## What you should do:
From the first line of the listing below, retype each line up to and including the one with "import plotly.graph_objects as go"; pictures stay out.

## Data:
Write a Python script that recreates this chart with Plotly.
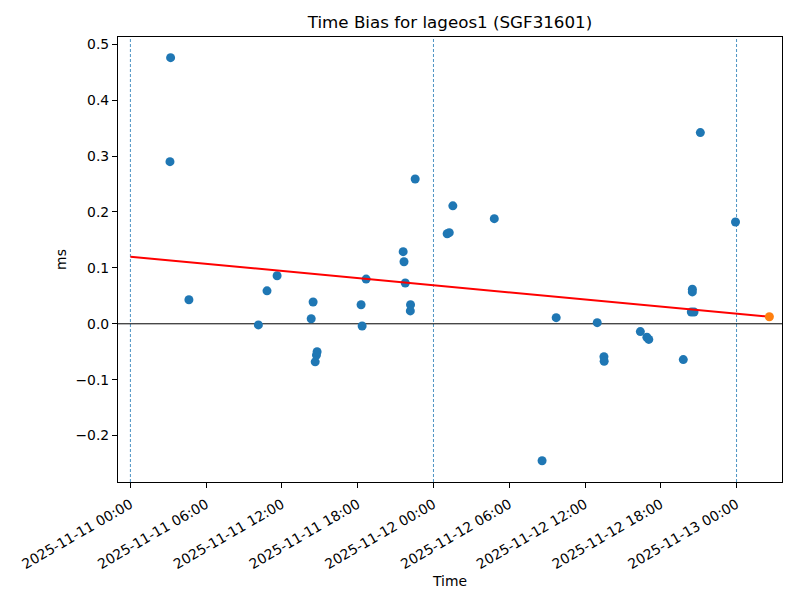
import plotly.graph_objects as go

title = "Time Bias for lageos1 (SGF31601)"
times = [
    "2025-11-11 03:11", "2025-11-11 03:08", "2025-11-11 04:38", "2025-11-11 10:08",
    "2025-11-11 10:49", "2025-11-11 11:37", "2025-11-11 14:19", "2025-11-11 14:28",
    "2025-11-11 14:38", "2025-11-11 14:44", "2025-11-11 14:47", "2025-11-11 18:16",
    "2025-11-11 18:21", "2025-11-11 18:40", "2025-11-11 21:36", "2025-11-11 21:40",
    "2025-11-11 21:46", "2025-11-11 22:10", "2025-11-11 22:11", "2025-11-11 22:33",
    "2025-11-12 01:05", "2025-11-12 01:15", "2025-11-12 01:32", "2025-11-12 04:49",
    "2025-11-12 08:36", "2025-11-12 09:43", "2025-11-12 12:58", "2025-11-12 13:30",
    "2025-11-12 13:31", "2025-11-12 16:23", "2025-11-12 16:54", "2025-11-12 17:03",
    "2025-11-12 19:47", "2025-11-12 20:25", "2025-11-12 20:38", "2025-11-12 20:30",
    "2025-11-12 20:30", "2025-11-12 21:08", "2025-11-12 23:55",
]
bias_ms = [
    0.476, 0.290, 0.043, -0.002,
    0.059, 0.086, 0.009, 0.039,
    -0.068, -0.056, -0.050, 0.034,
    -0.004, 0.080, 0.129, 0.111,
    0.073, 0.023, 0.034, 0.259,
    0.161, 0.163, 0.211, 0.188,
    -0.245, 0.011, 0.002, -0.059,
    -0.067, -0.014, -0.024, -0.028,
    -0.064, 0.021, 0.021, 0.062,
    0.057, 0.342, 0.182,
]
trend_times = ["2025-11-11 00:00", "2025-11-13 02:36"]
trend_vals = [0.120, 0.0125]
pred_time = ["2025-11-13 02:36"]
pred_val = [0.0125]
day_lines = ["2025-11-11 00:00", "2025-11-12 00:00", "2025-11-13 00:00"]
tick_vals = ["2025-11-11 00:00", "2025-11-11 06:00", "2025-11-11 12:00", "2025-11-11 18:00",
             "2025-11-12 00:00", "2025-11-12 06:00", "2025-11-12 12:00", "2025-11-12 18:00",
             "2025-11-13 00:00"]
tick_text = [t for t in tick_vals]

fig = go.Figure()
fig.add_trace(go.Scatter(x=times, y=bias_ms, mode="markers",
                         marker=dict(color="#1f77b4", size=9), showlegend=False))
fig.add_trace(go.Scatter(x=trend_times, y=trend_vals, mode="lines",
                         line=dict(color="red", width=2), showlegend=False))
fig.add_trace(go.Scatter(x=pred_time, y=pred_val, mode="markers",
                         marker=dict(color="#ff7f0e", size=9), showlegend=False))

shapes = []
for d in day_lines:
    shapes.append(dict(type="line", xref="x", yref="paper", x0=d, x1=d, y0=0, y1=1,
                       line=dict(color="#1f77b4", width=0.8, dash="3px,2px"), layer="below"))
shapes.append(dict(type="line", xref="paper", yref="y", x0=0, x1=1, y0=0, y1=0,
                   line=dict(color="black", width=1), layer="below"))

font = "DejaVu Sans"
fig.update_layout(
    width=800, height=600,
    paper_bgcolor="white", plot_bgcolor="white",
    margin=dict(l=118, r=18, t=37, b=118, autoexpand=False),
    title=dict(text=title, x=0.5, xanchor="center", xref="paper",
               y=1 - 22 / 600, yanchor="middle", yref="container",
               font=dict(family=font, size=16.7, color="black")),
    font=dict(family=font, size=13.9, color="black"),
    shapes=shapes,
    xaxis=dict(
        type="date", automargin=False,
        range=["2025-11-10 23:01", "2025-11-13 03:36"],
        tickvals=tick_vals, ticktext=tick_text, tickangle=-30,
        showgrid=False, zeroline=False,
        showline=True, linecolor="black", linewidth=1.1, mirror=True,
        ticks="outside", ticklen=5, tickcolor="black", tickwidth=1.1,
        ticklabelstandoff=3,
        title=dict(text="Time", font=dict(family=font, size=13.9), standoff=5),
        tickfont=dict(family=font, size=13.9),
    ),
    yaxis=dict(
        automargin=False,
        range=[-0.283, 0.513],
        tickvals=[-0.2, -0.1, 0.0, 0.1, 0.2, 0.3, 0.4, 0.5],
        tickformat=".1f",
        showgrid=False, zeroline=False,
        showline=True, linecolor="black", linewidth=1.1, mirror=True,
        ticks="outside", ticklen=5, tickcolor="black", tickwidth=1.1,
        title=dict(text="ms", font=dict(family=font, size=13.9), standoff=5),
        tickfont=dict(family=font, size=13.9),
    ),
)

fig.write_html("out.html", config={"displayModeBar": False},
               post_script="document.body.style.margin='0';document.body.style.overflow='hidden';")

## Expected output:
Write a Python script that recreates this chart with Plotly.
import plotly.graph_objects as go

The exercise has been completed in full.